◆ **Supplied data**
┌──

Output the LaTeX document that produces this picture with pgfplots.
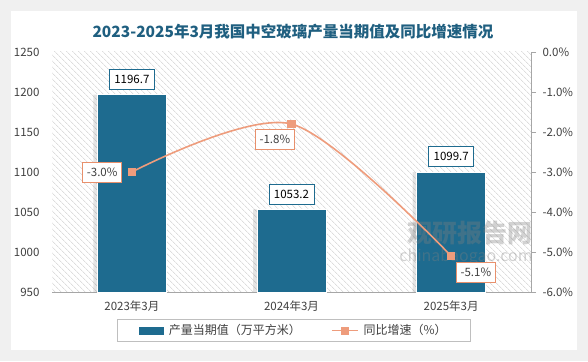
\documentclass[border=0pt]{standalone}
\usepackage{pgfplots}
\pgfplotsset{compat=1.18}
\usetikzlibrary{patterns.meta}
\usepackage{fontspec}
\setmainfont{Noto Sans CJK SC}
\definecolor{barblue}{HTML}{1E6B8F}
\definecolor{titleblue}{HTML}{1F5F80}
\definecolor{lineorange}{HTML}{EE9C7C}
\definecolor{lblorange}{HTML}{E8906C}
\definecolor{txtgray}{HTML}{404040}
\begin{document}
\begin{tikzpicture}[x=1pt,y=1pt]
\fill[gray!12] (0,0) rectangle (588,361);
\fill[white] (11,11) rectangle (577,350);
\node[font=\fontsize{15.5}{18}\selectfont\bfseries, text=titleblue] at (293,329) {2023-2025年3月我国中空玻璃产量当期值及同比增速情况};
\begin{axis}[
  at={(52pt,69pt)}, anchor=south west, scale only axis,
  width=479pt, height=240pt,
  xmin=-0.5, xmax=2.5, ymin=950, ymax=1250,
  ytick={950,1000,...,1250},
  xtick={0,1,2}, xticklabels={2023年3月,2024年3月,2025年3月},
  axis x line*=bottom, axis y line*=left,
  y axis line style={draw=none},
  x axis line style={draw=gray!70, line width=0.8pt},
  major tick length=0pt,
  /pgf/number format/1000 sep={},
  /pgf/number format/assume math mode=true,
  ticklabel style={font=\fontsize{11.5}{13}\selectfont, text=txtgray},
  yticklabel style={xshift=-9pt},
  xticklabel style={yshift=-5pt},
  axis background/.style={pattern={Lines[angle=-45,distance=4pt,line width=0.5pt]}, pattern color=gray!40},
  legend columns=2,
  legend style={at={(0.505,-0.16)}, anchor=center, draw=gray!50, line width=0.6pt,
    font=\fontsize{12}{14}\selectfont, text=txtgray, inner xsep=22pt, inner ysep=3pt,
    /tikz/every odd column/.append style={column sep=3pt},
    /tikz/every even column/.append style={column sep=28pt}},
  clip=false,
]
\addplot[ybar, bar width=71pt, bar shift=-3pt, fill=black, opacity=0.10, draw=none, forget plot]
  coordinates {(0,1196.7) (1,1053.2) (2,1099.7)};
\addplot[ybar, bar width=69pt, bar shift=0pt, fill=barblue, draw=white, line width=0.8pt,
  legend image code/.code={\fill[barblue] (0pt,-3.5pt) rectangle (24pt,3.5pt);}]
  coordinates {(0,1196.7) (1,1053.2) (2,1099.7)};
\addlegendentry{产量当期值（万平方米）}
\addplot[draw=none, mark=none, forget plot, point meta=y,
  nodes near coords={\pgfmathprintnumber[fixed,fixed zerofill,precision=1,1000 sep={}]{\pgfplotspointmeta}},
  every node near coord/.append style={anchor=south, yshift=5pt, draw=barblue, line width=0.8pt, fill=white, text=black,
    font=\fontsize{11.5}{13}\selectfont, inner xsep=5pt, minimum height=20pt}]
  coordinates {(0,1196.7) (1,1053.2) (2,1099.7)};
\addlegendimage{legend image code/.code={\draw[lineorange, line width=1.6pt] (0pt,0pt) -- (26pt,0pt); \fill[lineorange] (9.5pt,-3.5pt) rectangle ++(7pt,7pt);}}
\addlegendentry{同比增速（\%）}
\end{axis}
% watermark (over the bars)
\node[font=\fontsize{25}{28}\selectfont\bfseries, text=gray, opacity=0.35] at (470,128) {观研报告网};
\node[font=\fontsize{16}{18}\selectfont, text=gray, opacity=0.35] at (466,104) {chinabaogao.com};
\begin{axis}[
  at={(52pt,69pt)}, anchor=south west, scale only axis,
  width=479pt, height=240pt,
  xmin=-0.5, xmax=2.5, ymin=-6, ymax=0,
  ytick={-6,-5,...,0},
  axis y line*=right, axis x line=none,
  y axis line style={draw=gray!70, line width=0.8pt},
  ytick style={draw=gray!70, line width=0.8pt},
  tick align=outside, major tick length=5pt,
  yticklabel={\pgfmathprintnumber[fixed,fixed zerofill,precision=1]{\tick}\%},
  /pgf/number format/assume math mode=true,
  ticklabel style={font=\fontsize{11.5}{13}\selectfont, text=txtgray},
  yticklabel style={xshift=3pt},
  clip=false,
]
\addplot[smooth, color=lineorange, line width=1.6pt, mark=square*, mark size=3.5pt, mark options={fill=lineorange, draw=lineorange}]
  coordinates {(0,-3.0) (1,-1.8) (2,-5.1)};
\pgfplotsset{lbl/.style={draw=none, mark=none, point meta=y,
  nodes near coords={\pgfmathprintnumber[fixed,fixed zerofill,precision=1]{\pgfplotspointmeta}\%},
  every node near coord/.append style={draw=lblorange, line width=0.8pt, fill=white, text=txtgray,
    font=\fontsize{11.5}{13}\selectfont, inner xsep=4pt, minimum height=20pt, #1}}}
\addplot[lbl={anchor=east, xshift=-10pt}] coordinates {(0,-3.0)};
\addplot[lbl={anchor=north east, xshift=3pt, yshift=-5pt}] coordinates {(1,-1.8)};
\addplot[lbl={anchor=north west, xshift=5pt, yshift=-6pt}] coordinates {(2,-5.1)};
\end{axis}
\end{tikzpicture}
\end{document}
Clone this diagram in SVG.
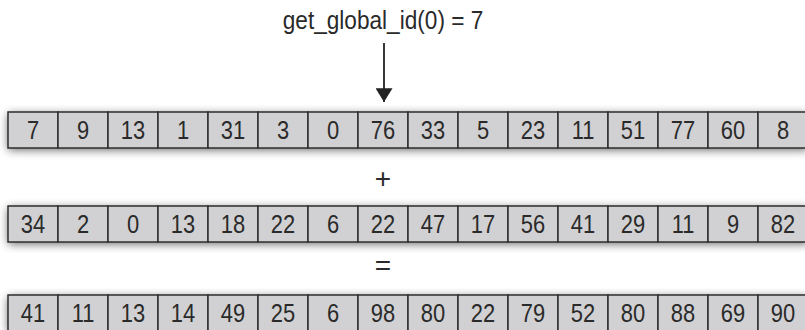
<svg xmlns="http://www.w3.org/2000/svg" width="805" height="330" viewBox="0 0 805 330">
<defs>
<filter id="sh" x="-5%" y="-80%" width="110%" height="260%">
<feGaussianBlur in="SourceAlpha" stdDeviation="5"/>
<feOffset dy="2" result="b"/>
<feComponentTransfer><feFuncA type="linear" slope="0.6"/></feComponentTransfer>
</filter>
<marker id="ah" markerWidth="21" markerHeight="17" refX="20" refY="10.5" orient="auto" markerUnits="userSpaceOnUse" viewBox="0 0 21 21">
<path d="M3,0 L20,10.5 L3,21 Z" fill="#222"/>
</marker>
</defs>
<style>
.c rect{fill:#d1d1d3;stroke:#2e2e2e;stroke-width:1.5}
text{font-family:"Liberation Sans",Arial,sans-serif;fill:#2a2a2a;text-anchor:middle}
.v{font-size:25.5px}
.t{font-size:26px}
.o{font-size:28px}
</style>
<g id="shadows">
<rect x="8" y="112" width="800" height="36" fill="#000" filter="url(#sh)"/>
<rect x="8" y="206" width="800" height="36" fill="#000" filter="url(#sh)"/>
<rect x="8" y="295" width="800" height="36" fill="#000" filter="url(#sh)"/>
</g>
<g id="title"><text class="t" transform="translate(383 29) scale(0.87 1)">get_global_id(0) = 7</text></g>
<g id="connectors"><line x1="384" y1="43" x2="384" y2="102" stroke="#222" stroke-width="1.8" marker-end="url(#ah)"/></g>
<g id="plus"><text class="o" x="383" y="188">+</text></g>
<g id="equals"><text class="o" x="383" y="275">=</text></g>
<g id="row-a" class="c">
<g id="a0"><rect x="8" y="112" width="50" height="36"/><text class="v" transform="translate(33 139) scale(0.86 1)">7</text></g>
<g id="a1"><rect x="58" y="112" width="50" height="36"/><text class="v" transform="translate(83 139) scale(0.86 1)">9</text></g>
<g id="a2"><rect x="108" y="112" width="50" height="36"/><text class="v" transform="translate(133 139) scale(0.86 1)">13</text></g>
<g id="a3"><rect x="158" y="112" width="50" height="36"/><text class="v" transform="translate(183 139) scale(0.86 1)">1</text></g>
<g id="a4"><rect x="208" y="112" width="50" height="36"/><text class="v" transform="translate(233 139) scale(0.86 1)">31</text></g>
<g id="a5"><rect x="258" y="112" width="50" height="36"/><text class="v" transform="translate(283 139) scale(0.86 1)">3</text></g>
<g id="a6"><rect x="308" y="112" width="50" height="36"/><text class="v" transform="translate(333 139) scale(0.86 1)">0</text></g>
<g id="a7"><rect x="358" y="112" width="50" height="36"/><text class="v" transform="translate(383 139) scale(0.86 1)">76</text></g>
<g id="a8"><rect x="408" y="112" width="50" height="36"/><text class="v" transform="translate(433 139) scale(0.86 1)">33</text></g>
<g id="a9"><rect x="458" y="112" width="50" height="36"/><text class="v" transform="translate(483 139) scale(0.86 1)">5</text></g>
<g id="a10"><rect x="508" y="112" width="50" height="36"/><text class="v" transform="translate(533 139) scale(0.86 1)">23</text></g>
<g id="a11"><rect x="558" y="112" width="50" height="36"/><text class="v" transform="translate(583 139) scale(0.86 1)">11</text></g>
<g id="a12"><rect x="608" y="112" width="50" height="36"/><text class="v" transform="translate(633 139) scale(0.86 1)">51</text></g>
<g id="a13"><rect x="658" y="112" width="50" height="36"/><text class="v" transform="translate(683 139) scale(0.86 1)">77</text></g>
<g id="a14"><rect x="708" y="112" width="50" height="36"/><text class="v" transform="translate(733 139) scale(0.86 1)">60</text></g>
<g id="a15"><rect x="758" y="112" width="50" height="36"/><text class="v" transform="translate(783 139) scale(0.86 1)">8</text></g>
</g>
<g id="row-b" class="c">
<g id="b0"><rect x="8" y="206" width="50" height="36"/><text class="v" transform="translate(33 233) scale(0.86 1)">34</text></g>
<g id="b1"><rect x="58" y="206" width="50" height="36"/><text class="v" transform="translate(83 233) scale(0.86 1)">2</text></g>
<g id="b2"><rect x="108" y="206" width="50" height="36"/><text class="v" transform="translate(133 233) scale(0.86 1)">0</text></g>
<g id="b3"><rect x="158" y="206" width="50" height="36"/><text class="v" transform="translate(183 233) scale(0.86 1)">13</text></g>
<g id="b4"><rect x="208" y="206" width="50" height="36"/><text class="v" transform="translate(233 233) scale(0.86 1)">18</text></g>
<g id="b5"><rect x="258" y="206" width="50" height="36"/><text class="v" transform="translate(283 233) scale(0.86 1)">22</text></g>
<g id="b6"><rect x="308" y="206" width="50" height="36"/><text class="v" transform="translate(333 233) scale(0.86 1)">6</text></g>
<g id="b7"><rect x="358" y="206" width="50" height="36"/><text class="v" transform="translate(383 233) scale(0.86 1)">22</text></g>
<g id="b8"><rect x="408" y="206" width="50" height="36"/><text class="v" transform="translate(433 233) scale(0.86 1)">47</text></g>
<g id="b9"><rect x="458" y="206" width="50" height="36"/><text class="v" transform="translate(483 233) scale(0.86 1)">17</text></g>
<g id="b10"><rect x="508" y="206" width="50" height="36"/><text class="v" transform="translate(533 233) scale(0.86 1)">56</text></g>
<g id="b11"><rect x="558" y="206" width="50" height="36"/><text class="v" transform="translate(583 233) scale(0.86 1)">41</text></g>
<g id="b12"><rect x="608" y="206" width="50" height="36"/><text class="v" transform="translate(633 233) scale(0.86 1)">29</text></g>
<g id="b13"><rect x="658" y="206" width="50" height="36"/><text class="v" transform="translate(683 233) scale(0.86 1)">11</text></g>
<g id="b14"><rect x="708" y="206" width="50" height="36"/><text class="v" transform="translate(733 233) scale(0.86 1)">9</text></g>
<g id="b15"><rect x="758" y="206" width="50" height="36"/><text class="v" transform="translate(783 233) scale(0.86 1)">82</text></g>
</g>
<g id="row-c" class="c">
<g id="c0"><rect x="8" y="295" width="50" height="36"/><text class="v" transform="translate(33 322) scale(0.86 1)">41</text></g>
<g id="c1"><rect x="58" y="295" width="50" height="36"/><text class="v" transform="translate(83 322) scale(0.86 1)">11</text></g>
<g id="c2"><rect x="108" y="295" width="50" height="36"/><text class="v" transform="translate(133 322) scale(0.86 1)">13</text></g>
<g id="c3"><rect x="158" y="295" width="50" height="36"/><text class="v" transform="translate(183 322) scale(0.86 1)">14</text></g>
<g id="c4"><rect x="208" y="295" width="50" height="36"/><text class="v" transform="translate(233 322) scale(0.86 1)">49</text></g>
<g id="c5"><rect x="258" y="295" width="50" height="36"/><text class="v" transform="translate(283 322) scale(0.86 1)">25</text></g>
<g id="c6"><rect x="308" y="295" width="50" height="36"/><text class="v" transform="translate(333 322) scale(0.86 1)">6</text></g>
<g id="c7"><rect x="358" y="295" width="50" height="36"/><text class="v" transform="translate(383 322) scale(0.86 1)">98</text></g>
<g id="c8"><rect x="408" y="295" width="50" height="36"/><text class="v" transform="translate(433 322) scale(0.86 1)">80</text></g>
<g id="c9"><rect x="458" y="295" width="50" height="36"/><text class="v" transform="translate(483 322) scale(0.86 1)">22</text></g>
<g id="c10"><rect x="508" y="295" width="50" height="36"/><text class="v" transform="translate(533 322) scale(0.86 1)">79</text></g>
<g id="c11"><rect x="558" y="295" width="50" height="36"/><text class="v" transform="translate(583 322) scale(0.86 1)">52</text></g>
<g id="c12"><rect x="608" y="295" width="50" height="36"/><text class="v" transform="translate(633 322) scale(0.86 1)">80</text></g>
<g id="c13"><rect x="658" y="295" width="50" height="36"/><text class="v" transform="translate(683 322) scale(0.86 1)">88</text></g>
<g id="c14"><rect x="708" y="295" width="50" height="36"/><text class="v" transform="translate(733 322) scale(0.86 1)">69</text></g>
<g id="c15"><rect x="758" y="295" width="50" height="36"/><text class="v" transform="translate(783 322) scale(0.86 1)">90</text></g>
</g>
</svg>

└──

◆ **What you need to do**
Write out each line of the data that holds the string "this".

◆ **Expected answer**
Output the LaTeX document that produces this picture with pgfplots.
Clone this diagram in SVG.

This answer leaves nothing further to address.